Everyone’s told before they come to Venice how touristy it is. Living in Paris and having lived in Oxford, I deal with tourists every day and have learnt all the tips and tricks to avoid them. But how do you do when you’re the tourist?
Here are a few of my tips on how to visit Venice without getting stuck in the masses so you can enjoy every minute of your stay!
Venice is made of one main island, and smaller ones. You could choose to just stay on Venezia but I really recommend exploring Giudecca, Murano and Burano. We didn’t have time to go to Lido but I hear watching the sunrise from it is beautiful.
I thus strongly recommend getting the ferry day pass. It looks pricey, but it’s really worth it as it gives you access to all the islands and you can also use it to get from one end of Venezia to the other. On top of that, it’s a great way to see Venice, from the water and feel like James Bond!
1 day pass: 20€
2 day pass: 30€ (we were there for 2 days and used it about 10 times)
3 day pass: 40€
There are many hotels and hostels on Venezia island, but we actually stayed at Generator Hostel on Giudecca island, aka: the coolest hostel I’ve ever stayed at. Seriously, they’ve heightened my hostel standards now and I don’t think I could go anywhere else!
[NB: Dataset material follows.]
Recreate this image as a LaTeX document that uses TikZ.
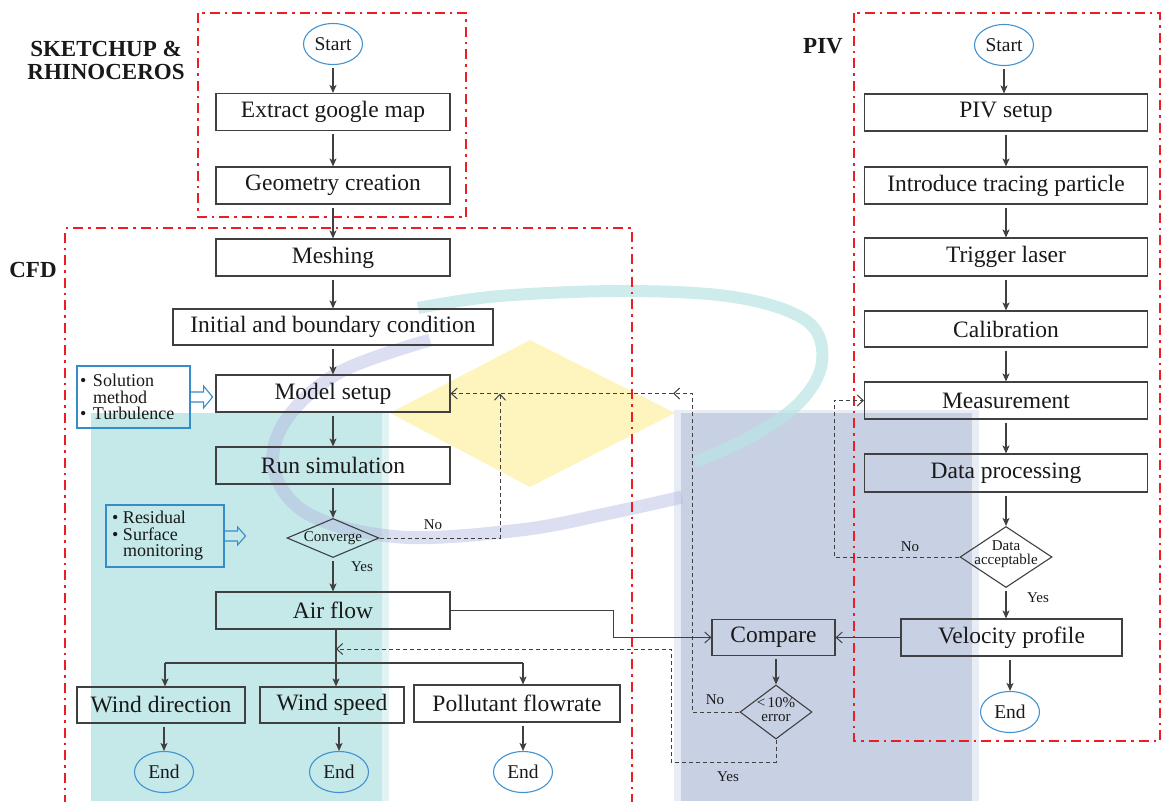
\documentclass[tikz,border=0pt]{standalone}
\usepackage{fontspec}
\setmainfont{Liberation Serif}
\usetikzlibrary{arrows.meta,shapes.geometric,calc}
\definecolor{framered}{RGB}{238,28,36}
\definecolor{termblue}{RGB}{66,146,208}
\definecolor{notebl}{RGB}{52,140,200}
\definecolor{tealbg}{RGB}{197,233,233}
\definecolor{teallt}{RGB}{226,243,243}
\definecolor{greybg}{RGB}{200,209,228}
\definecolor{greylt}{RGB}{232,236,244}
\definecolor{yellowbg}{RGB}{253,244,190}
\definecolor{arcteal}{RGB}{185,228,228}
\definecolor{arcpurple}{RGB}{178,184,224}
\definecolor{edge}{RGB}{64,64,64}
\definecolor{ink}{RGB}{25,25,25}
\begin{document}
\begin{tikzpicture}[x=1pt,y=-1pt,
  box/.style={draw=edge,line width=1.1pt,minimum height=37pt,inner sep=0pt,text=ink,font=\fontsize{23.5}{26}\selectfont},
  term/.style={ellipse,draw=termblue,line width=1.1pt,minimum width=59pt,minimum height=41pt,inner sep=0pt,text=ink,font=\fontsize{19.5}{22}\selectfont},
  dec/.style={diamond,draw=edge,line width=1.1pt,inner sep=0pt},
  small/.style={text=ink,font=\fontsize{15}{14}\selectfont,align=center,inner sep=0pt},
  note/.style={draw=notebl,line width=1.1pt,inner ysep=0pt,minimum height=62pt,align=left,text=ink,font=\fontsize{18}{16.5}\selectfont},
  ttl/.style={text=ink,font=\bfseries\fontsize{23}{23}\selectfont,align=center,inner sep=0pt},
  arr/.style={draw=edge,line width=1.1pt,-{Stealth[length=8pt,width=7pt,inset=2pt]},shorten <=3pt},
  plainline/.style={draw=edge,line width=1.1pt},
  oarr/.style={draw=edge,line width=1pt,-{Straight Barb[length=6pt,width=11pt]}},
  darr/.style={draw=edge,line width=1pt,dash pattern=on 4pt off 3pt,-{Straight Barb[length=6pt,width=11pt]}},
  frame/.style={draw=framered,line width=2pt,dash pattern=on 10pt off 5pt on 2.5pt off 5pt},
  blockarr/.style={draw=notebl,line width=1.1pt,line join=miter},
]
\useasboundingbox (0,0) rectangle (1162,801);
% ---------- background watermark ----------
\fill[teallt] (91,413) rectangle (389,801);
\fill[tealbg] (91,413) rectangle (382,801);
\fill[greylt] (674,410) rectangle (979,801);
\fill[greybg] (681,413) rectangle (972,801);
\fill[yellowbg] (390,413) -- (530,340) -- (675,413) -- (530,487) -- cycle;
\draw[arcteal,line width=12pt,opacity=0.7] plot[smooth,tension=0.6] coordinates {(418,308) (500,296) (631,291) (740,298) (808,322) (822,362) (800,402) (752,436) (695,462)};
\draw[arcpurple,line width=13pt,opacity=0.45] plot[smooth,tension=0.6] coordinates {(430,340) (340,372) (286,420) (274,470) (310,515) (400,537) (520,530) (610,513) (682,497)};
% ---------- frames ----------
\draw[frame] (198,13) rectangle (466,217);
\draw[frame] (65,805) -- (65,228) -- (632,228) -- (632,805);
\draw[frame] (854,13) rectangle (1160,741);
% ---------- titles ----------
\node[ttl] (tsk) at (106,60) {SKETCHUP \&\\RHINOCEROS};
\node[ttl] (tcfd) at (33,270) {CFD};
\node[ttl] (tpiv) at (823,46) {PIV};
% ---------- left column ----------
\node[term] (s1) at (333,44) {Start};
\node[box,minimum width=234pt] (ext) at (333,112) {Extract google map};
\node[box,minimum width=234pt] (geo) at (333,185.5) {Geometry creation};
\node[box,minimum width=234pt] (mesh) at (333,257.5) {Meshing};
\node[box,minimum width=320pt,minimum height=36pt] (init) at (333,327) {Initial and boundary condition};
\node[box,minimum width=234pt] (model) at (333,393.5) {Model setup};
\node[box,minimum width=234pt] (run) at (333,465.5) {Run simulation};
\node[dec,aspect=2.36,minimum width=92pt,minimum height=39pt,small] (conv) at (333,538) {Converge};
\node[box,minimum width=234pt] (air) at (333,610.5) {Air flow};
\node[box,minimum width=168pt,minimum height=36pt] (wd) at (161,705) {Wind direction};
\node[box,minimum width=144pt,minimum height=36pt] (ws) at (332,705) {Wind speed};
\node[box,minimum width=206pt,minimum height=37pt] (pf) at (517,703.5) {Pollutant flowrate};
\node[term] (e1) at (164,772) {End};
\node[term] (e2) at (339,772) {End};
\node[term] (e3) at (523,772) {End};
\node[note,inner xsep=3pt,text width=107pt] (n1) at (133.5,397) {\makebox[13pt][l]{\textbullet}Solution\\\hspace*{13pt}method\\\makebox[13pt][l]{\textbullet}Turbulence};
\node[note,inner xsep=6pt,text width=106pt] (n2) at (165,536) {\makebox[11pt][l]{\textbullet}Residual\\\makebox[11pt][l]{\textbullet}Surface\\\hspace*{11pt}monitoring};
\draw[blockarr] ($(n1.east)+(0,-5)$) -- ++(13,0) -- ++(0,-6) -- ++(9,11) -- ++(-9,11) -- ++(0,-6) -- ++(-13,0);
\draw[blockarr] ($(n2.east)+(0,-5)$) -- ++(13,0) -- ++(0,-4) -- ++(8,9) -- ++(-8,9) -- ++(0,-4) -- ++(-13,0);
% ---------- compare ----------
\node[box,minimum width=123pt,minimum height=36pt] (cmp) at (773.5,637.5) {Compare};
\node[dec,minimum width=72pt,minimum height=54pt] (err) at (776,712) {};
\node[small] (errt) at (776,710) {<\,10\%\\error};
% ---------- PIV column ----------
\node[term] (s2) at (1004,45) {Start};
\node[box,minimum width=283pt] (pivs) at (1006,112.5) {PIV setup};
\node[box,minimum width=283pt] (intro) at (1006,185.5) {Introduce tracing particle};
\node[box,minimum width=283pt,minimum height=38pt] (trig) at (1006,257) {Trigger laser};
\node[box,minimum width=283pt,minimum height=36pt] (cal) at (1006,329) {Calibration};
\node[box,minimum width=283pt] (meas) at (1006,400.5) {Measurement};
\node[box,minimum width=283pt,minimum height=38pt] (dp) at (1006,473) {Data processing};
\node[dec,minimum width=92pt,minimum height=61pt] (dacc) at (1006,557) {};
\node[small] (dacct) at (1006,554) {Data\\acceptable};
\node[box,minimum width=221pt] (vel) at (1011.5,637.5) {Velocity profile};
\node[term] (e4) at (1010,712) {End};
% ---------- labels ----------
\node[small] (lyes1) at (362,567) {Yes};
\node[small] (lno1) at (433,525) {No};
\node[small] (lno2) at (715,700) {No};
\node[small] (lyes2) at (728,777) {Yes};
\node[small] (lno3) at (910,547) {No};
\node[small] (lyes3) at (1038,598) {Yes};
% ---------- connectors left ----------
\draw[arr] (s1) -- (ext);
\draw[arr] (ext) -- (geo);
\draw[arr] (geo) -- (mesh);
\draw[arr] (mesh) -- (init);
\draw[arr] (init) -- (model);
\draw[arr] (model) -- (run);
\draw[arr] (run) -- (conv);
\draw[arr] (conv) -- (air);
\coordinate (cA) at (500,538);
\coordinate (cB) at (500,393.5);
\draw[darr] (conv.east) -- (cA) -- (cB);
\coordinate (b0) at (336,663);
\coordinate (bL) at (165,663);
\coordinate (bR) at (523,663);
\draw[plainline] (air.south -| b0) -- (b0);
\draw[plainline] (bL) -- (bR);
\draw[arr,shorten <=0pt] (bL) -- (bL |- wd.north);
\draw[arr,shorten <=0pt] (b0) -- (b0 |- ws.north);
\draw[arr,shorten <=0pt] (bR) -- (bR |- pf.north);
\draw[arr] (e1.north |- wd.south) -- (e1.north);
\draw[arr] (e2.north |- ws.south) -- (e2.north);
\draw[arr] (e3.north |- pf.south) -- (e3.north);
% ---------- compare connectors ----------
\coordinate (a1) at (613,610.5);
\draw[oarr] (air.east) -- (a1) |- (cmp.west);
\draw[oarr] (vel.west) -- (cmp.east);
\draw[arr] (err.north |- cmp.south) -- (err.north);
\coordinate (k1) at (692,393.5);
\coordinate (k2) at (673,393.5);
\draw[darr] (err.west) -| (k1) -- (k2);
\draw[darr] (k2) -- (model.east);
\coordinate (y1) at (671,762);
\coordinate (y2) at (671,649);
\coordinate (y3) at (336,649);
\draw[darr] (err.south) |- (y1) -- (y2) -- (y3);
% ---------- PIV connectors ----------
\draw[arr] (s2) -- (s2 |- pivs.north);
\draw[arr] (pivs) -- (intro);
\draw[arr] (intro) -- (trig);
\draw[arr] (trig) -- (cal);
\draw[arr] (cal) -- (meas);
\draw[arr] (meas) -- (dp);
\draw[arr] (dp) -- (dacc);
\draw[arr] (dacc.south) -- (dacc.south |- vel.north);
\draw[arr] (e4.north |- vel.south) -- (e4.north);
\coordinate (p1) at (834,557);
\draw[darr] (dacc.west) -- (p1) |- (meas.west);
\end{tikzpicture}
\end{document}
Located on the bank of Giudecca island, we had a view of the main island and the Basilica Santa Maria della Salute from our room. It’s a bit on the expensive side for a hostel as we paid 40€/night but our dorm room was very clean, the furniture was modern, and it is well accommodated to keep your things safe with chests under the beds and lockers with codes.
The staff is super friendly and will serve you excellent cappuccino for no more than 1.70€. The hostel ground floor is composed of a cool and comfortable coffee shop with affordable sandwiches and pastries for late night snacks, as well as a cool bar.
Beware: do not reserve the breakfast buffet for 4€, it’s very disappointing, and not worth it. Instead, get them to prepare you a good old cappuccino and a pastry for 3.70€!
You can’t visit Venice without stopping by the Piazza San Marco, the Bridge of Sighs (the original!) and spot gondolas. It would be like staying in Paris and never see the Eiffel Tower, even from afar.
However, Venice has so much more to offer and it turns out tourists are only really found in one spot: the Piazza San Marco and its surroundings. As soon as you get lost in the little streets and move away from the square, Venice will suddenly look like a ghost town. We actually found ourselves wondering “where are the people?”
We were glad to stay on Giudecca island as we wouldn’t have thought of visiting it otherwise. Walking along its wide and quiet bank is a lovely walk with a beautiful view.
We avoided the Piazza San Marco at all costs during the day and actually went to see it early morning the next, when it was still quiet. I think it’s when you really get to appreciate it as you’re not stuck elbow to elbow with other tourists, or getting hit in the head by selfie-sticks.
We explored the rest of the island and walked in cute shops, including hand crafted mask shops. Don’t get a cheap, tacky Venetian mask, please… If you’re going to get one, get a hand crafted and elegant one. We had found a shop on Campo San Provolo. Masks are a bit pricey of course, if they’re authentic, but I would much rather buy a 30€ Venetian mask than spend 80€ on a gondola ride.
You also need to take a ferry to Murano island, it’s 15min away from Venezia and it is very cute. Buildings are less tall, and already more colourful. The island is known for its beautiful handcrafted glass and you can even visit glass factories. But if you’re only there for a short time you can just walk in a shop that offers demonstrations, and it’s free! Careful: no photos of filming allowed.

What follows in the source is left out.